Rectification in Law
Rectification is a process whereby a court can allow the correction of mistakes in legal agreements. Pursuant to certain conditions, if a mistake in a document leads to an unintended tax consequence a taxpayer has the right to request the court to correct the error to ensure the tax consequences are as intended. Rectification applications are initially considered by provincial courts and not the Tax Court of Canada.
Canada (Attorney General) v. Fairmont Hotels Inc., 2016 SCC 56,  2 S.C.R. 720
Canada v. Fairmont Hotels Inc., 2016 SCC 56 (CanLII),  2 SCR 720 is a leading decision on rectification. In that case, the appellant’s intention was to complete a tax neutral transaction. However, the result was an unintended tax liability. The lower courts allowed the appeal and the correction of the transaction to achieve tax neutrality. However, the Supreme Court of Canada (“SCC”) disagreed. According to the SCC, the Appellants were asking the court to fix an unintended consequence of their transaction versus “correcting errors in the recording of terms in written legal instruments” that resulted in unintended consequences.
Balance of Probabilities
Rectification is permitted if, on a balance of probabilities, it can be proven that a mistake existed in the written terms of the respective agreement which differed from the agreement the parties intended. According to the SCC, permitting the rectification of a “written legal instrument…entails inquiring into the nature and particularity of the terms which the taxpayer had intended to record in the instrument, whether the instrument contains those intended terms and, if not, whether those intended terms are sufficiently precise such that they may now be included in the instrument.”

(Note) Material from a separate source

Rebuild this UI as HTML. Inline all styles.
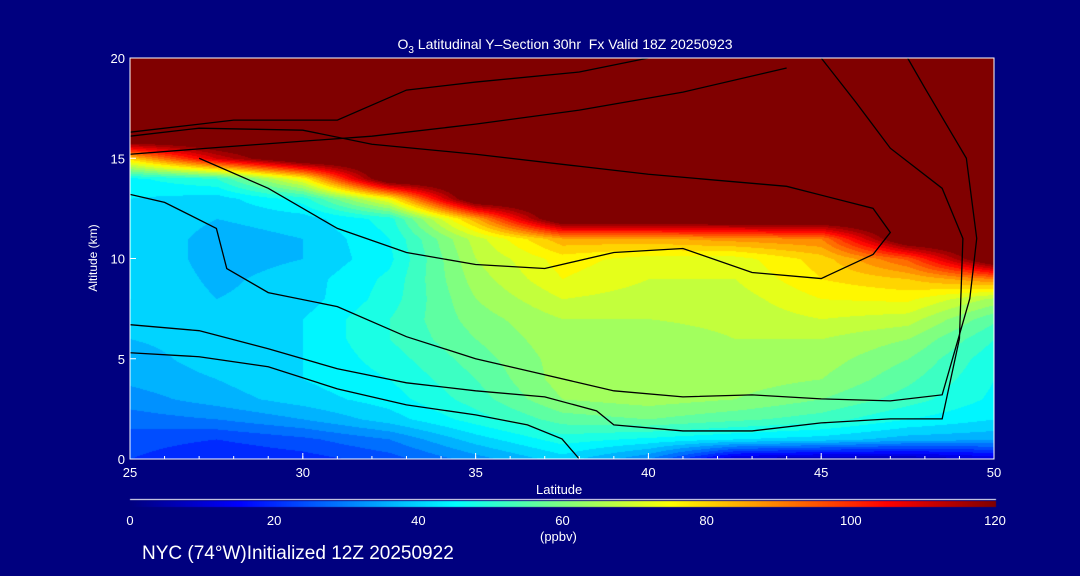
<!DOCTYPE html>
<html><head><meta charset="utf-8"><style>
html,body{margin:0;padding:0;background:#00007f;}
body{width:1080px;height:576px;position:relative;overflow:hidden;font-family:"Liberation Sans","DejaVu Sans",sans-serif;color:#fff;}
.t{position:absolute;white-space:nowrap;font-size:13px;line-height:1;}
</style></head><body>
<div class="t" style="left:0;width:1130px;text-align:center;top:37px;font-size:14px;">O<sub style="font-size:10px">3</sub> Latitudinal Y–Section 30hr&nbsp; Fx Valid 18Z 20250923</div>
<canvas id="cv" width="1080" height="576" style="position:absolute;left:0;top:0"></canvas>
<svg id="sv" width="1080" height="576" style="position:absolute;left:0;top:0"></svg>
<div class="t" style="left:536px;top:483px;">Latitude</div>
<div class="t" style="left:93px;top:258px;transform:translate(-50%,-50%) rotate(-90deg);font-size:12px;">Altitude (km)</div>
<div class="t" style="left:540px;top:530px;">(ppbv)</div>
<div class="t" style="left:142px;top:544px;font-size:19px;">NYC (74°W)Initialized 12Z 20250922</div>
<script>
const lats=[25,27.5,30,32.5,35,37.5,40,42.5,45,47.5,50];
const alts=[0,1,2,3,4,5,6,7,8,9,10,11,12,13,14,15,16,17,18,19,20];
const o3=[
[22,18,20,24,32,40,30,8,5,5,10],
[24,22,25,30,40,48,45,42,40,36,35],
[28,30,34,40,48,56,58,55,52,46,42],
[32,36,40,44,52,62,64,62,58,52,45],
[35,38,42,46,54,64,64,64,62,55,46],
[36,40,42,48,56,64,64,66,64,58,47],
[38,40,42,50,58,65,64,66,66,62,50],
[40,40,42,50,60,66,66,67,70,68,55],
[42,38,40,48,62,70,68,68,74,75,65],
[42,37,40,47,64,74,70,70,78,82,90],
[42,36,38,45,66,76,72,72,80,95,130],
[42,36,38,46,68,85,85,88,90,130,130],
[42,38,40,48,85,130,130,130,130,130,130],
[42,40,48,75,130,130,130,130,130,130,130],
[45,50,75,130,130,130,130,130,130,130,130],
[80,110,130,130,130,130,130,130,130,130,130],
[130,130,130,130,130,130,130,130,130,130,130],
[130,130,130,130,130,130,130,130,130,130,130],
[130,130,130,130,130,130,130,130,130,130,130],
[130,130,130,130,130,130,130,130,130,130,130],
[130,130,130,130,130,130,130,130,130,130,130]];
const xTicks=[25,30,35,40,45,50];
const yTicks=[0,5,10,15,20];
const cbTicks=[0,20,40,60,80,100,120];
const contours=[
{v:"0",pts:[[25,5.3],[27,5.1],[29,4.6],[31,3.5],[33,2.7],[35,2.2],[36.5,1.7],[37.5,1.0],[38,0]]},
{v:"10",pts:[[25,13.2],[26,12.8],[27.5,11.5],[27.8,9.5],[29,8.3],[31,7.6],[33,6.1],[35,5.0],[37,4.2],[39,3.4],[41,3.1],[43,3.2],[45,3.0],[47,2.9],[48.5,3.2],[49.3,8],[49.5,11],[49.2,15],[48,18.5],[47.5,20]]},
{v:"20",pts:[[27,15],[29,13.5],[31,11.5],[33,10.3],[35,9.7],[37,9.5],[39,10.3],[41,10.5],[43,9.3],[45,9.0],[46.5,10.2],[47,11.3],[46.5,12.5],[44,13.6],[42,13.9],[40,14.2],[38,14.6],[35,15.2],[32,15.7],[30,16.4],[27,16.5],[25,16.1]]},
{v:"10",pts:[[25,6.7],[27,6.4],[29,5.5],[31,4.5],[33,3.8],[35,3.4],[37,3.1],[38.5,2.4],[39,1.7],[41,1.4],[43,1.4],[45,1.8],[47,2.0],[48.5,2.0],[49,6],[49.1,11],[48.5,13.5],[47,15.5],[46,17.8],[45,20]]},
{v:"0",pts:[[25,16.3],[28,16.9],[31,16.9],[33,18.4],[35,18.8],[38,19.3],[40,20]]},
{v:"10",pts:[[25,15.2],[28,15.6],[32,16.1],[35,16.7],[38,17.4],[41,18.3],[44,19.5]]}
];
const X0=130,X1=994,Y0=58,Y1=459;
const sx=v=>X0+(v-25)/25*(X1-X0);
const sy=v=>Y1-v/20*(Y1-Y0);
function jet(t){t=Math.max(0,Math.min(1,t));const c=x=>Math.round(255*Math.max(0,Math.min(1,x)));
return [c(1.5-Math.abs(4*t-3)),c(1.5-Math.abs(4*t-2)),c(1.5-Math.abs(4*t-1))];}
function val(lat,alt){
 let i=0;while(i<lats.length-2&&lat>lats[i+1])i++;
 let j=0;while(j<alts.length-2&&alt>alts[j+1])j++;
 const fx=(lat-lats[i])/(lats[i+1]-lats[i]),fy=(alt-alts[j])/(alts[j+1]-alts[j]);
 return o3[j][i]*(1-fx)*(1-fy)+o3[j][i+1]*fx*(1-fy)+o3[j+1][i]*(1-fx)*fy+o3[j+1][i+1]*fx*fy;}
const cv=document.getElementById('cv'),ctx=cv.getContext('2d');
const img=ctx.createImageData(X1-X0,Y1-Y0);
for(let py=0;py<Y1-Y0;py++)for(let px=0;px<X1-X0;px++){
 const lat=25+px/(X1-X0)*25,alt=(Y1-Y0-py)/(Y1-Y0)*20;
 const v=Math.round(val(lat,alt)/120*30)/30;
 const [r,g,b]=jet(v);const k=(py*(X1-X0)+px)*4;
 img.data[k]=r;img.data[k+1]=g;img.data[k+2]=b;img.data[k+3]=255;}
ctx.putImageData(img,X0,Y0);
for(let px=0;px<=865;px++){const [r,g,b]=jet(px/865);ctx.fillStyle=`rgb(${r},${g},${b})`;ctx.fillRect(130+px,501,1,6);}
ctx.fillStyle='#fff';ctx.fillRect(130,499,866,1);
const sv=document.getElementById('sv');const NS='http://www.w3.org/2000/svg';
function add(tag,attrs,parent){const e=document.createElementNS(NS,tag);for(const k in attrs)e.setAttribute(k,attrs[k]);(parent||sv).appendChild(e);return e;}
contours.forEach(c=>{
 const p=add('polyline',{points:c.pts.map(q=>sx(q[0])+','+sy(q[1])).join(' '),fill:'none',stroke:'#000','stroke-width':1.3});
 
 
});
const ax=add('path',{d:`M${X0},${Y0}H${X1}V${Y1}H${X0}Z`,fill:'none',stroke:'#fff','stroke-width':1});


xTicks.forEach(v=>{
 add('line',{x1:sx(v),x2:sx(v),y1:Y1,y2:Y1-6,stroke:'#fff'});
 const t=add('text',{x:sx(v),y:Y1+18,fill:'#fff','font-size':13,'text-anchor':'middle','font-family':'Liberation Sans'});t.textContent=v;
 
 
});
for(let v=25;v<=50;v++)add('line',{x1:sx(v),x2:sx(v),y1:Y1,y2:Y1-3,stroke:'#fff'});
yTicks.forEach(v=>{
 add('line',{x1:X0,x2:X0+6,y1:sy(v),y2:sy(v),stroke:'#fff'});
 const t=add('text',{x:X0-5,y:sy(v)+5,fill:'#fff','font-size':13,'text-anchor':'end','font-family':'Liberation Sans'});t.textContent=v;
 
 
});
cbTicks.forEach(v=>{
 const t=add('text',{x:130+v/120*865,y:525,fill:'#fff','font-size':13,'text-anchor':'middle','font-family':'Liberation Sans'});t.textContent=v;
 
 
});
</script>
</body></html>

Mistake in the Legal Instrument
In order for rectification to be granted, the mistake in the legal instrument must fail to reflect the intention of the agreement through a missing or unwanted term, or incorrect expression. The intention of the parties must have been incorrectly recorded versus a mistake in the making of the agreement leading to unintended consequences.
Rectification is available for Two Types of Errors
According to the decision in Fairmont, rectification is available for two types of errors. First, both parties are mistaken that the written agreement accurately documents the agreement the parties came to. Second, the mistake is unilateral and the parties disagree on what was intended. Rectification would be available to ensure one party did not take advantage of the mistake.
In Fairmont, the parties could not prove that they had not just failed to structure the agreement correctly to achieve their objectives. According to the SCC, “[t]he court’s task in a rectification case is . . . to restore the parties to their original bargain, not to rectify a belatedly recognized error of judgment by one party or the other”.
The SCC expanded on this point by rejecting the reasoning of the Ontario Court of Appeal in Attorney General of Canada v. Juliar, 2000 CanLII 16883 (ON CA). In Juliar, according to the SCC, the Ontario Court of Appeal essentially broadened the scope of rectification to allow the parties to correct bad advice leading to unintended consequences.